Antes da crise, cada trabalhador em Portugal criava por trimestre riqueza (PIB) avaliada entre 11.869€ (1º Trimestre de 2019) e 11.990€ (4º Trimestre de 2019) o que, comparado com a média dos países da U.E. correspondia a cerca de 64,7%. Com a grave crise causada pela pandemia que levou ao fecho de uma parte significativa da economia, a queda da riqueza criada por trabalhador foi brusca e acentuada (-13,6% no 2º Trim.2020 quando comparado com o trimestre homólogo de 2019).

Com o desconfinamento no 3º Trim. 2020 registou-se uma certa recuperação da economia já que o PIB por trabalhador aumentou, entre o 2º Trimestre e o 3º Trim.2020, de 10.282€ para 11.553€ (+12,3%), o que mostra que o teletrabalho é um mito. Com a ameaça de novo confinamento causada pela nova onda do COVID 19, a concretizar-se, a contração da economia será maior que a do 2º Trim.2020, pois a economia está mais fragilizada e muitas empresas, que conseguiram sobreviver ao 1º confinamento, é de prever que já não consigam agora.

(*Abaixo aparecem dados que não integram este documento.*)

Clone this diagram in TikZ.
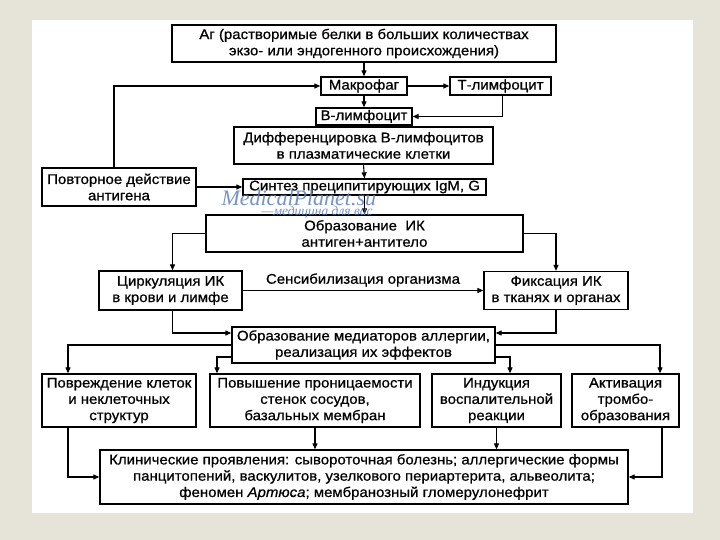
\documentclass[tikz,border=0pt]{standalone}
\usepackage{fontspec}
\setmainfont{Liberation Sans}[FakeBold=0.7,FakeStretch=1.07]
\newfontfamily\wmfont{Liberation Serif}
\usetikzlibrary{arrows.meta,calc}
\definecolor{bgout}{HTML}{E6E4D9}
\definecolor{wmblue}{HTML}{5F80BE}
\begin{document}
\begin{tikzpicture}[x=1pt,y=-1pt,
  box/.style={draw,line width=1.3pt,inner sep=0pt,align=center,fill=white,
    font=\fontsize{14}{16.3}\selectfont},
  arr/.style={line width=1.1pt,-{Triangle[length=6pt,width=5pt]}},
  lbl/.style={font=\fontsize{14}{16}\selectfont}]
\useasboundingbox (0,0) rectangle (720,540);
\fill[bgout] (0,0) rectangle (720,540);
\fill[white] (32,20) rectangle (693,513);

\node[box,minimum width=384pt,minimum height=37pt] (ag) at (364,43.5)
  {Аг (растворимые белки в больших количествах\\экзо- или эндогенного происхождения)};
\node[box,minimum width=86pt,minimum height=18pt] (mac) at (364,86) {Макрофаг};
\node[box,minimum width=101pt,minimum height=18pt] (tl) at (500.5,86) {Т-лимфоцит};
\node[box,minimum width=96pt,minimum height=17pt] (bl) at (364,116.5) {В-лимфоцит};
\node[box,minimum width=259pt,minimum height=37pt] (diff) at (363.5,145.5)
  {Дифференцировка В-лимфоцитов\\в плазматические клетки};
\node[box,minimum width=243pt,minimum height=16pt] (syn) at (364.5,187)
  {Синтез преципитирующих IgM, G};
\node[box,minimum width=154pt,minimum height=38pt] (rep) at (119,187)
  {Повторное действие\\антигена};
\node[box,minimum width=317pt,minimum height=37pt] (ik) at (364.5,233.5)
  {Образование\ \ ИК\\антиген+антитело};
\node[box,minimum width=143pt,minimum height=39pt] (circ) at (170.5,290.5)
  {Циркуляция ИК\\в крови и лимфе};
\node[box,minimum width=144pt,minimum height=38pt] (fix) at (556,290.5)
  {Фиксация ИК\\в тканях и органах};
\node[box,minimum width=263pt,minimum height=36pt] (med) at (363.5,345)
  {Образование медиаторов аллергии,\\реализация их эффектов};
\node[box,minimum width=154pt,minimum height=53pt] (b1) at (119,400.5)
  {Повреждение клеток\\и неклеточных\\структур};
\node[box,minimum width=210pt,minimum height=53pt] (b2) at (315,400.5)
  {Повышение проницаемости\\стенок сосудов,\\базальных мембран};
\node[box,minimum width=129pt,minimum height=53pt] (b3) at (496.5,400.5)
  {Индукция\\воспалительной\\реакции};
\node[box,minimum width=107pt,minimum height=53pt] (b4) at (625.5,400.5)
  {Активация\\тромбо-\\образования};
\node[box,minimum width=528pt,minimum height=54pt] (clin) at (364,477)
  {Клинические проявления: сывороточная болезнь; аллергические формы\\
   панцитопений, васкулитов, узелкового периартерита, альвеолита;\\
   феномен \textit{Артюса}; мембранозный гломерулонефрит};

\draw[arr] (ag.south) -- (mac.north);
\draw[arr] (mac.south) -- (bl.north);
\draw[arr] (mac.east) -- (tl.west);
\draw[arr] ([xshift=2pt]tl.south) |- (bl.east);
\draw[arr] (diff.south) -- (syn.north);
\draw[arr] (syn.south) -- (ik.north);
\draw[arr] (rep.east) -- (syn.west);
\draw[arr] ([xshift=-5pt]rep.north) |- (mac.west);
\draw[arr] (ik.west) -| ([xshift=2pt]circ.north);
\draw[arr] (ik.east) -| (fix.north);
\draw[arr] (circ.east) -- node[lbl,above=0pt] {Сенсибилизация организма} (fix.west);
\draw[arr] ([xshift=2pt]circ.south) |- ([yshift=12pt]med.west);
\draw[arr] (fix.south) |- ([yshift=12pt]med.east);
\draw[arr] (med.west) -| ([xshift=-51pt]b1.north);
\draw[arr] ([yshift=-12pt]med.west) -| ([xshift=-98pt]b2.north);
\draw[arr] ([yshift=-12pt]med.east) -| ([xshift=13.5pt]b3.north);
\draw[arr] (med.east) -| ([xshift=34.5pt]b4.north);
\draw[arr] ([xshift=-51pt]b1.south) |- (clin.west);
\draw[arr] (b2.south) -- (b2.south |- clin.north);
\draw[arr] (b3.south) -- (b3.south |- clin.north);
\draw[arr] ([xshift=36.5pt]b4.south) |- (clin.east);

\node[text=wmblue,opacity=0.85,font=\wmfont\itshape\fontsize{22}{22}\selectfont,anchor=base west] (wm1) at (218,206) {MedicalPlanet.su};
\node[text=wmblue,opacity=0.85,font=\wmfont\itshape\fontsize{13.5}{13.5}\selectfont,anchor=base west] (wm2) at (258,215) {—медицина для вас};
\end{tikzpicture}
\end{document}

Ficaremos com um país e uma economia mais destruída e com maior desemprego. E os apoios não resolvem o problema.

 

Um estado cada vez mais endividado, cuja divida terá de ser paga com os nossos impostos

Para apoiar as empresas e as famílias a divida pública tem aumentado assustadoramente. Segundo o Boletim Estatístico do Banco de Portugal de jan.2021, entre dez.2019 e out.2020, portanto em apenas 10 meses, a divida das Administrações Públicas aumentou de 310.466 milhões € para 330.000 milhões €, e a divida na ótica de Maastricht subiu de 249.985 milhões € para 268.143 milhões €. No fim de set.2020, a divida das Administrações Públicas já correspondia a 160,8% do valor do PIB e a de Maastricht a 130,8%.

Um aumento da taxa de juro  criará uma situação insustentável ao país pois os encargos com uma divida desta dimensão (em 2021, 5.487 milhões€) poderão tornar-se incomportáveis.